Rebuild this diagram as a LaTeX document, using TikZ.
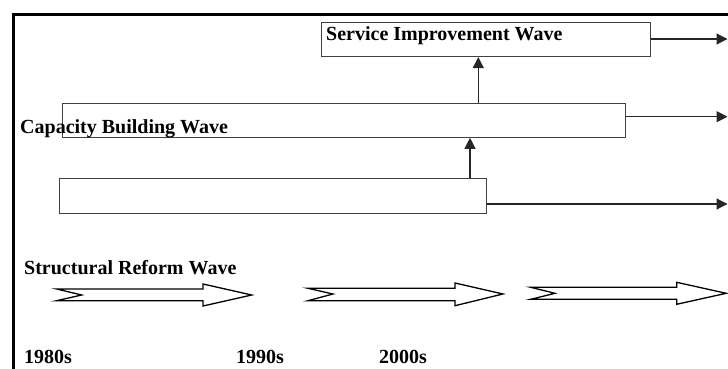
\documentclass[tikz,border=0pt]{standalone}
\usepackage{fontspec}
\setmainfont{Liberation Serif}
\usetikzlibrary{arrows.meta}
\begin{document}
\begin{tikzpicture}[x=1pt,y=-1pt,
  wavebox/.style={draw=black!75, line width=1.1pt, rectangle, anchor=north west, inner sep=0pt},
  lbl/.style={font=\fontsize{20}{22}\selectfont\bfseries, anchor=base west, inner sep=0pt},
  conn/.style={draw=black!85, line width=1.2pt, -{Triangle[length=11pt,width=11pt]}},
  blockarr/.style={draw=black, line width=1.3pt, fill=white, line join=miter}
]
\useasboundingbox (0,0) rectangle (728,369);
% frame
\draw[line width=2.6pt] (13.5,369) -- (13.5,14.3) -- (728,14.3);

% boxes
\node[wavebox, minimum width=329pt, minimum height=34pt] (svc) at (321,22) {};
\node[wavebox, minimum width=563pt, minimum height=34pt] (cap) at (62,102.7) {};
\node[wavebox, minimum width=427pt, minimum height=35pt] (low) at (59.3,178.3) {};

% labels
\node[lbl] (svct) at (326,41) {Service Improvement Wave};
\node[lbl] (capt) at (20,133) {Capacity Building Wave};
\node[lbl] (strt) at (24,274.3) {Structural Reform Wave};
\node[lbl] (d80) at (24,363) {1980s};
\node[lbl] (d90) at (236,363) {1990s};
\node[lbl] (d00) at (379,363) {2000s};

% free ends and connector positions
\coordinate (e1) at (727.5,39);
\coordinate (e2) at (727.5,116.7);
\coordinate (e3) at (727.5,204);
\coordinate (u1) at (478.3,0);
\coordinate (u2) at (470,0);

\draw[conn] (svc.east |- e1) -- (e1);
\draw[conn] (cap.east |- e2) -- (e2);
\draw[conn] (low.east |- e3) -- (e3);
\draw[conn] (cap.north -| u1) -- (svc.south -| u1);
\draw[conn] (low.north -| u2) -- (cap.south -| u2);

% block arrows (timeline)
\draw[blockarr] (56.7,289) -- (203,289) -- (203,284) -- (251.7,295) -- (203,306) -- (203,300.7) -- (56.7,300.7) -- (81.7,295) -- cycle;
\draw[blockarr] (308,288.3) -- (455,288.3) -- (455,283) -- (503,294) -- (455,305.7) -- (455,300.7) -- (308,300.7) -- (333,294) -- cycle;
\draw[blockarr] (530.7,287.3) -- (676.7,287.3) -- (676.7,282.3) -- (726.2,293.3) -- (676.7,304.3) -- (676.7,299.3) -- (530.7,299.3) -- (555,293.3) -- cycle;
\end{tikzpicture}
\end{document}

○ ○ ○ ○ ○ ○ ○

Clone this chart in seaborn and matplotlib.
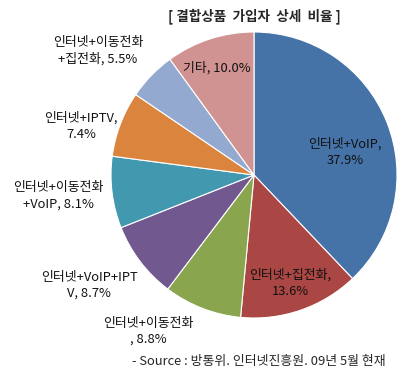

○ ○ ○ ○ ○ ○ ○

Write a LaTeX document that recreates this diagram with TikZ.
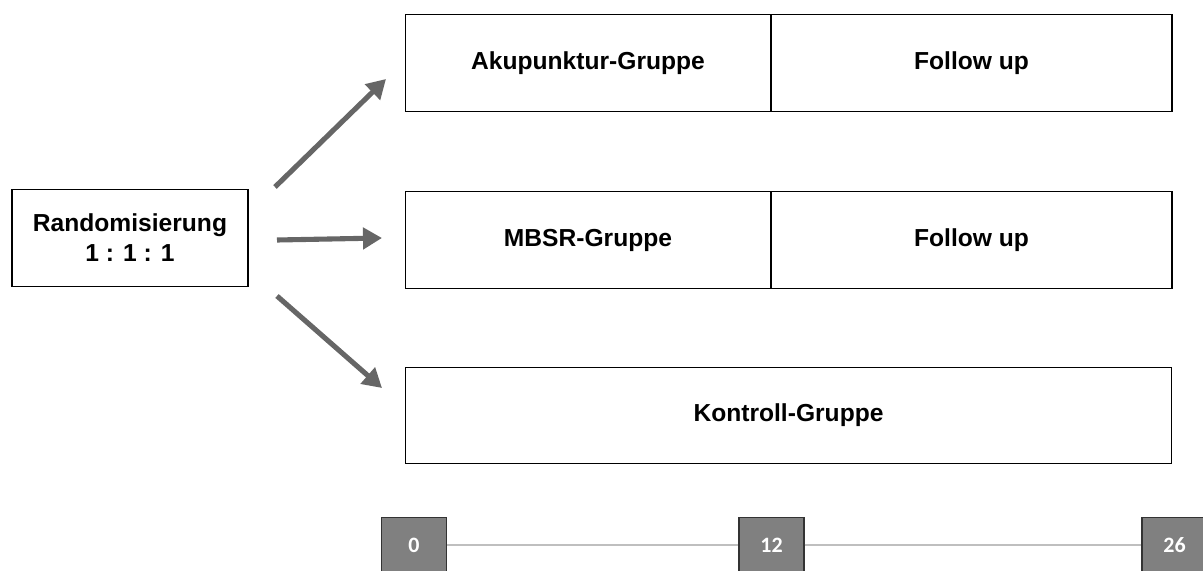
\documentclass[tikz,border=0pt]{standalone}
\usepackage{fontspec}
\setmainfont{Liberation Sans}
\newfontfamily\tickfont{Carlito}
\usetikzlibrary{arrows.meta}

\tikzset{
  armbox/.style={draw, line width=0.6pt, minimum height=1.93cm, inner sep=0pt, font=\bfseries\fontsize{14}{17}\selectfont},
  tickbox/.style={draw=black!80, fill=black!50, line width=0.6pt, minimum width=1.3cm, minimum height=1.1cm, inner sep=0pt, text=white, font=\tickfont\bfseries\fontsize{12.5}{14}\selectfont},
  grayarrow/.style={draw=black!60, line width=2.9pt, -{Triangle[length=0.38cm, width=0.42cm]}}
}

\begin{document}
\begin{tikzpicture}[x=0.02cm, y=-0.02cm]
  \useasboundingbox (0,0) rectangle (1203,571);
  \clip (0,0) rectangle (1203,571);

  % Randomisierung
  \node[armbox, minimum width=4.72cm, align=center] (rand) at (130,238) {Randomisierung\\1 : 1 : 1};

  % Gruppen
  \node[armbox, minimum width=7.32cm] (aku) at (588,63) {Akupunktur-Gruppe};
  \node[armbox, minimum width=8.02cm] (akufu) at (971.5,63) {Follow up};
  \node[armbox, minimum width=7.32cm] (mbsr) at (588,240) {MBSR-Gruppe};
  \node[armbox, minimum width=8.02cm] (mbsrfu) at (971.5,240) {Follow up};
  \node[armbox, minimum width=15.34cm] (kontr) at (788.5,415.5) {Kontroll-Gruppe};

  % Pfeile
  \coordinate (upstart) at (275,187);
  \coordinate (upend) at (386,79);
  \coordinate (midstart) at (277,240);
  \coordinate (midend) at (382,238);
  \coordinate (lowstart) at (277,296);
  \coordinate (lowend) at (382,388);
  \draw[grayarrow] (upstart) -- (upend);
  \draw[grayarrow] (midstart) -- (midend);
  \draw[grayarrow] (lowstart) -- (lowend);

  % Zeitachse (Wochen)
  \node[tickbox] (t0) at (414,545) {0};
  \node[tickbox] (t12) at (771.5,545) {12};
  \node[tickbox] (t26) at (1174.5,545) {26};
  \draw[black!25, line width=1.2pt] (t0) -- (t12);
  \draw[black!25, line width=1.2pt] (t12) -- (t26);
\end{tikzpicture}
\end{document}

○ ○ ○ ○ ○ ○ ○

▶ [Required task]
Say how many lines in the records above hold "LaTeX", and give no other text.

▶ [Solved exercise]
2